Giving the news about a life threatening illness to a patient for the first time can be difficult but a detailed, well thought out discussion by a compassionate doctor can help make it easier on the patient. 

Oncologist/ Palliative Care Expert Dr. Adil Akhtar provides some key points and that he uses to ease in the discussion of difficult news for a patient. 

Please let me know if you are interested in speaking with Dr. Akhtar in more detail.  He is available for press interviews for this topic as well as for any oncology/palliative care/hospice care topic.   
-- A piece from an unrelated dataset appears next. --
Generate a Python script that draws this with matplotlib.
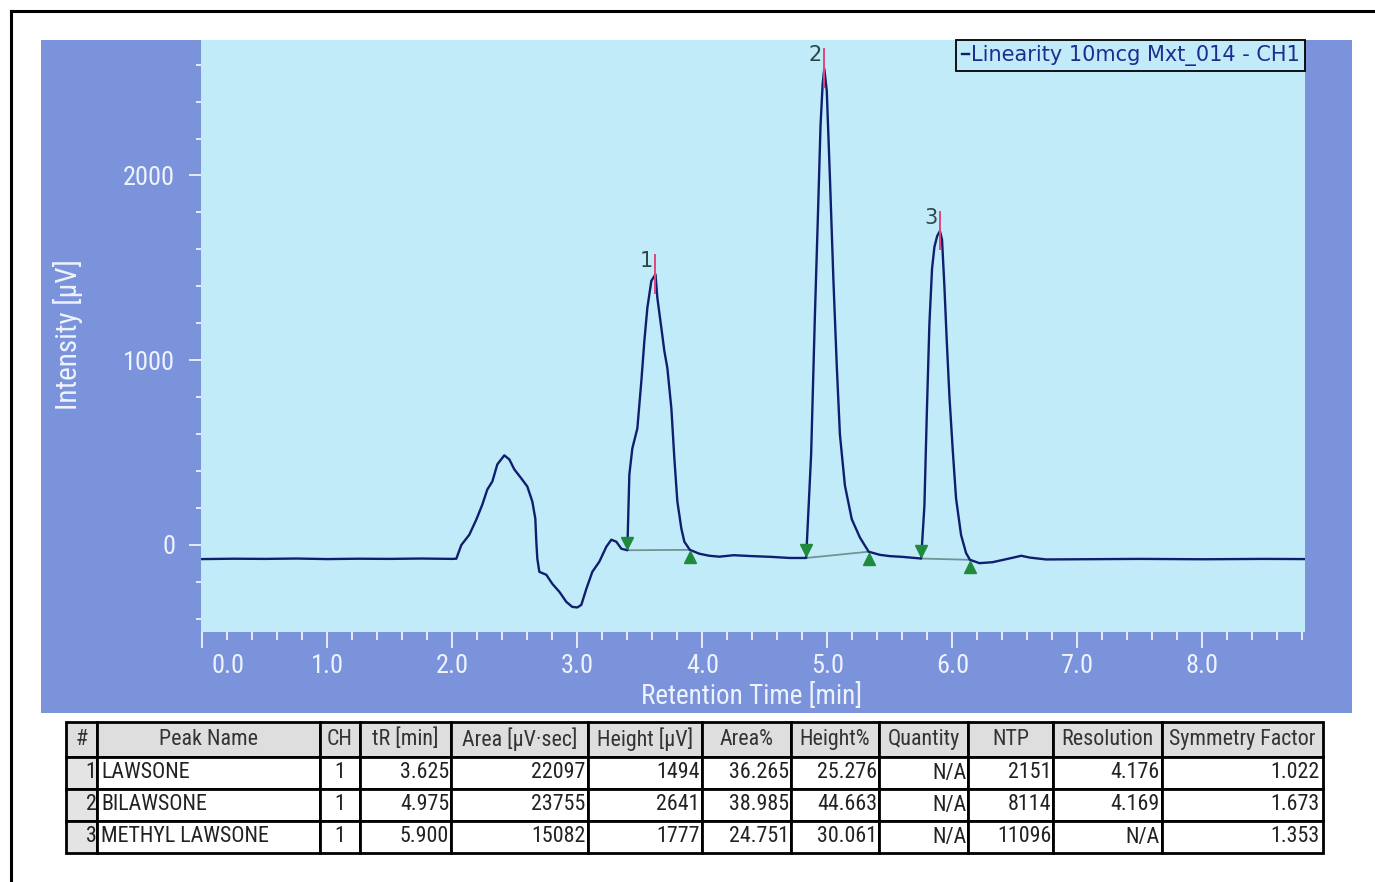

  • Before anything, I review the case thoroughly so that I have a good plan of treatment to discuss with the patient. I am also ready for any questions that could possibly be asked. 
  • I always chose a quiet and comfortable space to sit down with the patient and his/her family/friends. 
  • I always make sure that all phones or beepers are turned off; that could be a distraction during discussion.  
  • I always ask if there is anyone that patient wants to have attend the meeting. Friends, family and anyone that the patient want to be there are welcome.  
  • When entering the room, I always give full attention in a compassionate manner to the patient and their loved ones. I make direct eye contact. Also, anything I have to do to make my patient feel comfortable. 
  • I start the meeting by asking the patient their understanding of their problems, and the work up done so far to make the diagnosis. 
  • I then start my discussion by giving the details of testing done so far, if I can show x-rays or scan I do that with the patient’s permission
  • And continuing the discussion, I tell the diagnosis gently, but very clearly without using any scientific terms so that they understand the disease and diagnosis well. 
  • I always speak clearly and precisely. I am never vague. 
  • With patient’s permission, I hold their hands to comfort them while I do the discussion. 
  • Once I am finished, I pause to make sure the patient and family have time to grasp what I just told them, and then ask the patient and the family members if they understand the diagnosis, and if they have any questions.
  • I make sure that all the questions that were brought up by the patient during the discussion, have been answered completely and in detail
  • When all the questions are answered, I start the discussion of what is the plan for treatment. This reassures them that there is a treatment and help available. I also tell them that I am a part of their team, and will help them through the treatment. 
  • I will always give some time at the end of the discussion for the patient and loved ones to ask any other questions they need answered. I give them my cell phone number in case they have any questions later on.
  • When I leave the room, I make sure that our staff is available to comfort them and answer any question which may come up.
  • The patients will most likely have strong emotions toward being given the news so always reassure them with words that will boost their confidence.